Önce sözlük anlamını araştırıyorum: ‘Işk’, Osmanlıca bir sözcük, Arapça ‘Aşk’ ile yer değiştirmiş. İlk anlamı, sarmaşık; kalbi adeta bir sarmaşık gibi saran sarmalayan yoğun bir duygu, sevgi ve muhabbet anlamına geliyormuş. Bu noktada, ışk ile aşk aynı gibi gözükse de, araştırmamın bir sonraki durağı olan, İhsan Fazlıoğlu’nun, ‘Fuzulî ne demek istedi?: Işk imiş her ne var Alem’de, İlm bir kîl ü kâl imiş ancak’ başlıklı kitabında1 aradığım derinliği nihayet buluyorum. Sadece Fuzulî’yi değil, İbn-i Sîna’yı da, batılı filozofları da ele alıyor kitabında Sn. Fazlıoğlu ve beyitte yer alan her bir sözcüğü tek tek açıklıyor:
“Işk bedeni kurutur; kalbi nurlandırır. Işk’ın en son aşaması, seven ile sevilen, aşık olan ile olunan ayrımının ortadan kalkması; sadece sevginin ve ışk’ın kendisinin kalmasıdır... Işk, tüm kemâlatı toplar; bu da Hakk’tır’ diyor Fazlıoğlu ve açıklıyor, neden, ilim bir dedikodudan ibarettir şeklinde tercüme etmek hatalıdır! Demek ki, gönül gözü ile bakıp idrak etmek gerekiyor.

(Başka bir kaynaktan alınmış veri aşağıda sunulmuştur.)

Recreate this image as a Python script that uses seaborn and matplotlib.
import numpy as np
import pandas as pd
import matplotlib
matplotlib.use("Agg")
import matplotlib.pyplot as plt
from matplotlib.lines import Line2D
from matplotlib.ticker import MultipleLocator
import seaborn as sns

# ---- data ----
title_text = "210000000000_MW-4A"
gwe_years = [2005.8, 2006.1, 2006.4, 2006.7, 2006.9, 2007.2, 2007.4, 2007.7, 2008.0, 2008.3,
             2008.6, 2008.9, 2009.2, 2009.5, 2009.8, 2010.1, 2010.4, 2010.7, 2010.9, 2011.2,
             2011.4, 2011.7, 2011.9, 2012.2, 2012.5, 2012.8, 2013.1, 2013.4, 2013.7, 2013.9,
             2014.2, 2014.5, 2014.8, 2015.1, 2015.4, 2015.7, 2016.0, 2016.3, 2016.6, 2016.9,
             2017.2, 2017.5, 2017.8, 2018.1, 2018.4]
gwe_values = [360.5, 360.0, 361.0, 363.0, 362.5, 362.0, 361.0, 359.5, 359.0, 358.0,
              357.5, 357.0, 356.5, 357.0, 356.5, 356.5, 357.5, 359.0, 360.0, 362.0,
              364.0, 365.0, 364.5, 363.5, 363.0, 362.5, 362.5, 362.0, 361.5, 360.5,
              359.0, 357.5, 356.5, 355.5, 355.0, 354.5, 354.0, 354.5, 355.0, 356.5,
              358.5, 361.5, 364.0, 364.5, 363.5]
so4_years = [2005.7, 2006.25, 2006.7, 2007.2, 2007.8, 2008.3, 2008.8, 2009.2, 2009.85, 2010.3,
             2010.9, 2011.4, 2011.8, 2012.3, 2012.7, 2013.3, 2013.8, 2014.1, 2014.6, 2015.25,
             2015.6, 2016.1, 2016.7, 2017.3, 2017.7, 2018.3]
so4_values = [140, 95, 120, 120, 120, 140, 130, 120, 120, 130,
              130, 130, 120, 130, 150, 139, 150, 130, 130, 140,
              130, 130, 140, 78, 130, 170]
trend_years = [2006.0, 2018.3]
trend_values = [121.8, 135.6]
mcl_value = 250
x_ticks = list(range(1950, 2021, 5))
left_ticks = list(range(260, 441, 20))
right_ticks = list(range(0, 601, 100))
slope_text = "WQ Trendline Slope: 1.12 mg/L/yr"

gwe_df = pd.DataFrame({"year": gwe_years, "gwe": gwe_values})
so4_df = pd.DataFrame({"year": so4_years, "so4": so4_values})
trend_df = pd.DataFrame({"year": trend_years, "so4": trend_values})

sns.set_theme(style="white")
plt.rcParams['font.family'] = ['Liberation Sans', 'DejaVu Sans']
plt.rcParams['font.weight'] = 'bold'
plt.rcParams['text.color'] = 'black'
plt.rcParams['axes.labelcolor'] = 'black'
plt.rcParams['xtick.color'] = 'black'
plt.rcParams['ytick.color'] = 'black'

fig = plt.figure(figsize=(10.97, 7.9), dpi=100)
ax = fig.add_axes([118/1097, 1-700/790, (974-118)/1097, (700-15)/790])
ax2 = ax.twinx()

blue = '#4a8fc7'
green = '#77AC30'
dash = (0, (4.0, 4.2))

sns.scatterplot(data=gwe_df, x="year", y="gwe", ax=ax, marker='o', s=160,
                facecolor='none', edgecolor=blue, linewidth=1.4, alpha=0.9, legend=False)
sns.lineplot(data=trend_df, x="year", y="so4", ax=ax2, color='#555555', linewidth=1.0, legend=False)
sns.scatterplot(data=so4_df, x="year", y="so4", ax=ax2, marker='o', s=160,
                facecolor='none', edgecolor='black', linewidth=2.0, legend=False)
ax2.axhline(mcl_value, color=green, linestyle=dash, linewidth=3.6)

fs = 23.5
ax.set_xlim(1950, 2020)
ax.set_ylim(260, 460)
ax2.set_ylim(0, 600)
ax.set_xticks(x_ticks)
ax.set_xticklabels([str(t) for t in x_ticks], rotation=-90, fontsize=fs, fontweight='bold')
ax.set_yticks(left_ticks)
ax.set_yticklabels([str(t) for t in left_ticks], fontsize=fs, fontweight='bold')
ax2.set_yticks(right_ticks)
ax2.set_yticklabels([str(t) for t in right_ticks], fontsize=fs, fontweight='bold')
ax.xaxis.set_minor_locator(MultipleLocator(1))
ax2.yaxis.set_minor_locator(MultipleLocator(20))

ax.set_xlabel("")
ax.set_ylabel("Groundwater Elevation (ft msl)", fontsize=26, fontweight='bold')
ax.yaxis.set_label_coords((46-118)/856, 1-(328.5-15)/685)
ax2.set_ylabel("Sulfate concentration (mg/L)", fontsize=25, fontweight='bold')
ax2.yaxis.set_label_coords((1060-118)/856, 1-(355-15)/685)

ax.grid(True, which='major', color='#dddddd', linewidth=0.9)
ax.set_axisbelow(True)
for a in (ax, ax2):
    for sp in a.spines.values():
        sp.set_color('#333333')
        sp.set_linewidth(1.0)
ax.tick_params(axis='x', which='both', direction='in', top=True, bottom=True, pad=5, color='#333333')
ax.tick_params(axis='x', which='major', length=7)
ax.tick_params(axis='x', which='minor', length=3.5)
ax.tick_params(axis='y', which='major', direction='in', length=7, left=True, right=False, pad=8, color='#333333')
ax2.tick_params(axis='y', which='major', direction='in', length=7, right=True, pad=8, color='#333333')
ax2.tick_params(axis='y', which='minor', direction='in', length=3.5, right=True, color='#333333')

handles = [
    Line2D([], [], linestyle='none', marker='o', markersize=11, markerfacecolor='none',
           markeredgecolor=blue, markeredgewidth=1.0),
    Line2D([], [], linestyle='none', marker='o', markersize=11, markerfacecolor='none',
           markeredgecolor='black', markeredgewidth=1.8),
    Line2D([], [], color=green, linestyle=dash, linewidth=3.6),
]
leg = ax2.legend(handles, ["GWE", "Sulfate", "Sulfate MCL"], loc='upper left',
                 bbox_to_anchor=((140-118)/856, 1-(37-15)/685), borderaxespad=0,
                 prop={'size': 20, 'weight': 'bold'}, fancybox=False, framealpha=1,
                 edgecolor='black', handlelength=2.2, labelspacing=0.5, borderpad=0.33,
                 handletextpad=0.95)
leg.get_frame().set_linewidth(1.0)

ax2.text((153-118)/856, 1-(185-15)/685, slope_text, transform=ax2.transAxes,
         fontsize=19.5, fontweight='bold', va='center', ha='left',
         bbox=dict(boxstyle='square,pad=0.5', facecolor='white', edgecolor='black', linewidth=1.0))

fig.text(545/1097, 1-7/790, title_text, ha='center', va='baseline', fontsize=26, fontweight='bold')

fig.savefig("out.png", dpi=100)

Işk, okyanusa dalmak ise, ilim, yani okuyarak ve araştırarak bilgi edinmek, okyanusun kıyısında durup bakmaktır. İlim zihinseldir, ışk ruhsaldır. Her yerdedir ve her şeyin içindedir. Atomları, molekülleri, galaksileri, kısaca evreni bir arada tutar. İlim, bilgi edinmekse, ışk o bilgi ile hemhâl olmaktır. “Ben ol ki bilesin” demiş ya Hz. Pir Mevlana.. Yüzmek nasıl bir duygudur diye soruyorlar, ne denebilir ki, yüz ki bilesin..
Acaba diyorum aşk yerine, ilahi olanı tanımlamak için Osmanlıca ‘ışk’ sözcüğüne mi dönsek?
Hem, ışk, ‘ışık’ sözcüğünü de çağrıştırıyor, kutsal olanı daha güzel betimliyor. Mesela, nur ya da nurlu dediğimizde bir tür parlaklık ve ışıma halini ifade ediyoruz; ölüme yakın deneyimler yaşayan kişilerin ‘ışığı gördüm ve ona doğru ilerledim’ dediğini duyuyoruz; Hz. İsa ve hiristiyanlarda kutsal sayılan kişilerin başının üzerinde parlak ışıktan bir hâle resmedildiğini görüyoruz. Işık, aydınlıktır, ilahi olanla hep bir arada anılmıştır.
‘Işksuzlara verme öğüt, öğüdünden alur değül,
Işksuz Adem hayvan olur, hayvan öğüt bilür değül…’
Işksız insan olur mu? Allah’ın insanı yaratırken içine üflediği ruhu ise ışk, o halde, ışksuz insan da olmaz ama, insanın ruhu arınmadıkça, ego/nefs aradan çekilmedikçe de ışk ortaya çıkmaz ve kabımız da ancak balıkların akvaryumu kadar olur.
Ne diyor Hak Dostu: “Sen çıkınca aradan, kalır seni Yaradan”
Yolumuz sevgi, menzilimiz ölmeden önce ölmek, nefs makamımız hiçlik olsun...
Sevgiyle,
1 Fazlıoğlu, İhsan. Fuzuli ne demek istedi?: Işk imiş her ne var Âlem’de, ilm bir kîl ü kâl imiş ancak. Ketebe Yayınları, 2018.